Estou a fim de...

Wanderson Nogueira

Palavreando

Aos sábados, no Caderno Z, o jornalista Wanderson Nogueira explora a sua verve literária na coluna "Palavreando", onde fala de sentimentos e analisa o espírito e o comportamento humano.

sábado, 26 de março de 2022
Foto de capa

Um amigo me apresentou uma entrevista do dramaturgo, escritor e psicanalista Contardo Calligaris em que defende o direito à tristeza e contesta o sentido da felicidade. “Não quero ser feliz. Quero é ter uma vida interessante”. 

Na tese, o doutor em psicologia diz que ter uma vida interessante “inclui pequenos prazeres, mas também grandes dores. Ter uma vida interessante significa viver plenamente. Isso pressupõe poder se desesperar quando se fica sem alguma coisa que é muito importante para você. É preciso sentir plenamente as dores: das perdas, do luto, do fracasso”. E, completa: “Eu acho um tremendo desastre esse ideal de felicidade que tenta nos poupar de tudo o que é ruim”.

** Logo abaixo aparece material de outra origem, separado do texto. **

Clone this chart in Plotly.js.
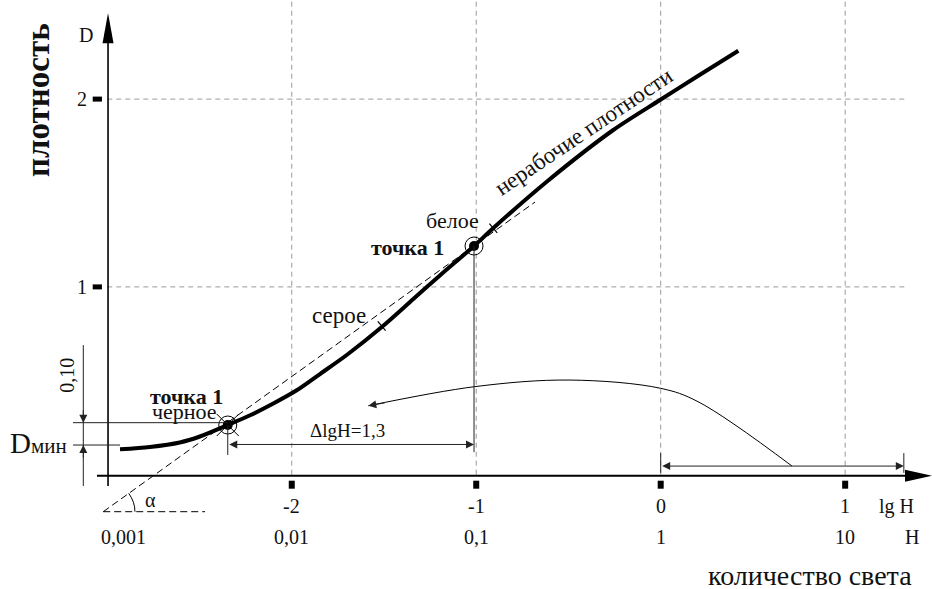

O que é felicidade, afinal? O homem desde muito tempo tenta responder a isso. Na teoria. Acredito que, na prática, cada um deve responder por si só. Não acredito em tese fechada para o conceito, mas acho que cada qual tem que descobrir a sua forma de encontrar bem-estar. Sabendo que para identificar o que é bom, a experiência do ruim não deixa de ser professora.

De todas as afirmações de Calligaris, confesso que me apeguei a uma mínima frase, quando ele é contestado sobre o que seria então o contraponto ao “eu quero ser feliz” ou o “eu preciso ser feliz”. O contraponto é o “Estou a fim de...” Defende: “A partir disso, qualquer coisa é válida”.

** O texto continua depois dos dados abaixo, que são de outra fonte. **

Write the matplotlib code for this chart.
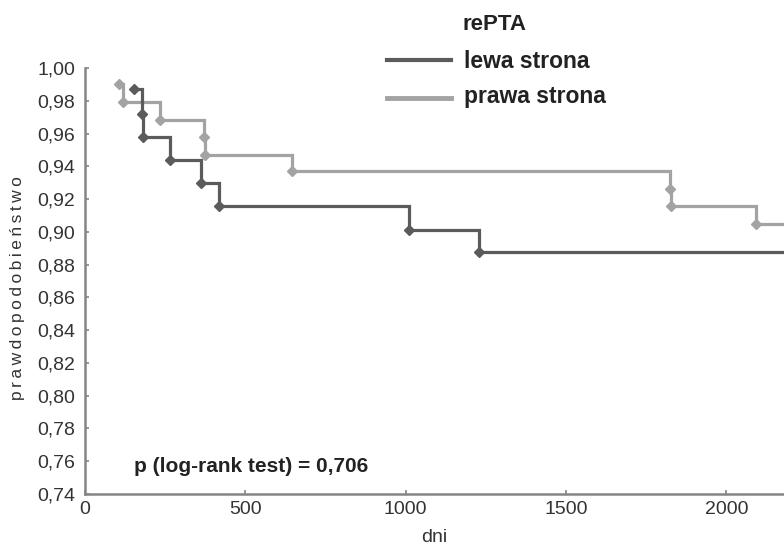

Calligaris tem razão. Quantas vezes fazemos de fato aquilo que estamos a fim de fazer? Essa liberdade é a essência do nosso bem-estar mais íntimo. Se estou com vontade de chorar que eu chore. Se estou com vontade de rir que eu ria. Se quero ligar para aquela pessoa — ligo. Se não quero falar com aquele sujeito — não falo. Não há inconsequência alguma em fazer o que está a fim de fazer, em ser o que se quiser ser. Estou a fim de…

Você está a fim de que hoje? De nada? Que seja! Nada também é um desejo e muitas das vezes uma necessidade. Eu quero e acho que você também: ter a liberdade de fazer o que está a fim. Essa permissão pode ser mais que temporária ou ligeira. É um modo de viver que deve se colocar em prática permanente. Atento para não ser arrogante, aberto para o outro, pois viver tem muito a ver em também se achar no outro. A tal arte do encontro. O tão sonhado respeito em, ao se permitir, compreender que esse é um direito de todos.

As obrigações existem e ninguém aqui está dizendo para se evocar a irresponsabilidade. Mas é preciso dizer que devemos ter responsabilidade consigo mesmo. Essa é a primeira e mais importante. Essa responsabilidade consigo mesmo não é se tornar um chato, um vigilante, um juiz. Mas responsável por dispensar aquilo que não te faz feliz, tudo que atrapalha essa jornada pelo viver.  

“O sentido da vida está na vida”. Contardo Calligaris dedicou muito da sua vida a achar esse sentido que ele resume nessa frase simples, mas absolutamente complexa. Porque, como diz ele, para a maioria das pessoas, perceber a vida como sentido de si mesma é um escândalo.

Assim, mais importante que ser feliz é buscar ter uma vida interessante. Tornar a vida interessante é algo que nem Calligaris daria fórmula pronta. Na equação poética, cabe somente a si mesmo montar da forma que bem entender a ordem dos fatores, sabendo que não há resultado certo ou errado, talvez sequer possa se estipular resultado. Porque não é o resultado que será interessante, mas as fórmulas que aplicamos e experimentamos nessa busca vida.